Over roughly the last half-century, policy failures have shaved upwards of three trillion dollars off of the national gross domestic product during that same period. Hardly chump change, especially when inflation is taken into account. As might have been expected, the mid-2000s subprime mortgage collapse put the long-simmering crisis into acute focus. But — spoiler alert — it did not precipitate a systemic wave of pro-growth reforms. Instead housing shortages continued nearly everywhere, and the token fixes that federal, state, and local officials did offer, well, failed.

Fortunately, in the last decade or so, reformists, many calling themselves YIMBYs (yes in my backyard, to contrast themselves with the “no” NIMBYs), have made real progress removing barriers to more “missing-middle housing.” That is, the suite of housing designs between detached, single-family homes on one end and large apartment complexes on the other. Think duplexes, triplexes, and accessory dwelling units.

While BTRs, as primarily single-family dwellings, are not of the same ilk per se — they provide housing options for those who prefer the classic suburban setup but cannot afford homeownership or simply do not want the associated hassles. The target BTR audience includes restless retirees, itinerant workers (think traveling nurses), tech workers, and millennial parents still early in their careers.

While the public narrative on opening zoning for more housing is beginning to move in advocates’ favor, NIMBYs still control much of the local reins of power. Their opposition to BTRs is particularly confounding, since they are virtually indistinguishable from traditional single-family homes. In structural, interior, and aesthetic respects, BTR homes are identical to their owned counterparts.

Certain neighbors, however, have misgivings — although misguided. For them, anything other than block after block of occupant-owned single-family dwellings spells the end of their neighborhoods as they know it. The success of the pro-growth movement rests on persuading these neighbors, and the local land-use officials (as well as state legislators) who kowtow to them, that the growth in BTRs is not a harbinger of doom but is instead a response to a decades-long need for more housing.

If NIMBYs succeed in keeping BTRs out of their neighborhoods, the modified American Dream of at least living in a home will continue to elude tens, if not hundreds of thousands of their fellow citizens.

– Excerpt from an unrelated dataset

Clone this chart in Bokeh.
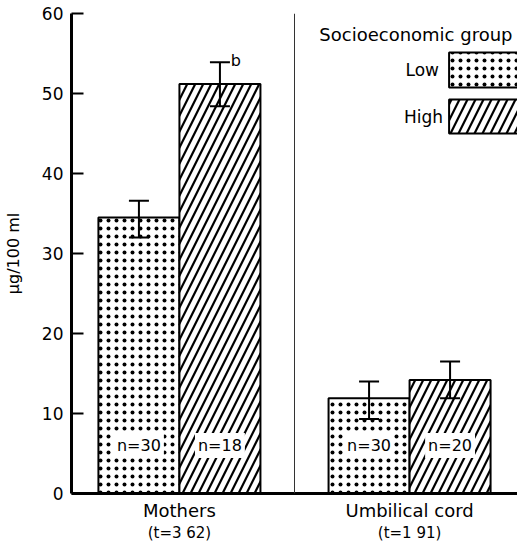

While BTRs are just one piece of the puzzle, they present an excellent opportunity for compromise. For YIMBYs, it simply means more homes are built. For NIMBYs who can be convinced, it permits growth on terms they are willing to accept. Their tenant neighbors will be their friends, their colleagues, and their essential workers. Their children will attend the same schools and engage in the same extracurriculars. In many, if not most cases, their average household incomes will be comparable.

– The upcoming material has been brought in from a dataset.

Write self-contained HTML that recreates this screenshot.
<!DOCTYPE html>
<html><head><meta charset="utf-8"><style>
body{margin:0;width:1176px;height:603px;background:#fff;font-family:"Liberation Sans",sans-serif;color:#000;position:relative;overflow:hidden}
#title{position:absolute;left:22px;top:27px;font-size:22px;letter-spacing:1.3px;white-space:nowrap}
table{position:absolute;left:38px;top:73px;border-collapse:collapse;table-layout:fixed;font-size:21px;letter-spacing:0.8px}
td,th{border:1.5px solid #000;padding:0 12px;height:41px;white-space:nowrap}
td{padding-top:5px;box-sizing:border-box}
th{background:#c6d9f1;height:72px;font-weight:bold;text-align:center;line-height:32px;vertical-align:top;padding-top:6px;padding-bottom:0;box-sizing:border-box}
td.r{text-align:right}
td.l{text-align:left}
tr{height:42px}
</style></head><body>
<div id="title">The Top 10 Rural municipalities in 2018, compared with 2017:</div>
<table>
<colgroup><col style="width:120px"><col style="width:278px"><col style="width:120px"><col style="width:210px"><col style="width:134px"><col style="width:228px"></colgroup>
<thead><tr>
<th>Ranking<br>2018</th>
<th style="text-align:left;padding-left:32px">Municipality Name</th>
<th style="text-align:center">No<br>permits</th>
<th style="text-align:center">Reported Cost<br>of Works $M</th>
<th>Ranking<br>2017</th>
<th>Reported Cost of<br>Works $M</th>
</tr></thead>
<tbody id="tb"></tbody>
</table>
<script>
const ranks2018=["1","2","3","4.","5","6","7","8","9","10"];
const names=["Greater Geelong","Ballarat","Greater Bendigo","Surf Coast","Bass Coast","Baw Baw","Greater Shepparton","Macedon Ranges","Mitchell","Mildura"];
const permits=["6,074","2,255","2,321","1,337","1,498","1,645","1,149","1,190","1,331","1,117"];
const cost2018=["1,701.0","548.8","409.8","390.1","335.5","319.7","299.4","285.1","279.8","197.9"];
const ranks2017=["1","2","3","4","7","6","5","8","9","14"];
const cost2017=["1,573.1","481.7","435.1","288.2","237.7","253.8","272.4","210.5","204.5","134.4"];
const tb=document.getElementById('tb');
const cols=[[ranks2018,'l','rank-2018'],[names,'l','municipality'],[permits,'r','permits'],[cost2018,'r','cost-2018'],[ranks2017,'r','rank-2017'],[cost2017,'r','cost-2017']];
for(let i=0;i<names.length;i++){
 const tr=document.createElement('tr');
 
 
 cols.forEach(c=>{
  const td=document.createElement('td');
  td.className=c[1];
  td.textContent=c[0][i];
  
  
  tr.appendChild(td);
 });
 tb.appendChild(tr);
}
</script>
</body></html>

The only thing to differentiate their living arrangements and lifestyles are pieces of paper with the word “deed” written on them. This is a terrible basis for rejecting an innovation that could make a huge dent in America’s chronic housing shortage. “Home,” Robert Frost once wrote, “is the place where, when you have to go there, they have to take you in.” It is high time that those who want to call single-family neighborhoods “home”— without the cost or inconveniences of ownership — are given the full opportunity to do so.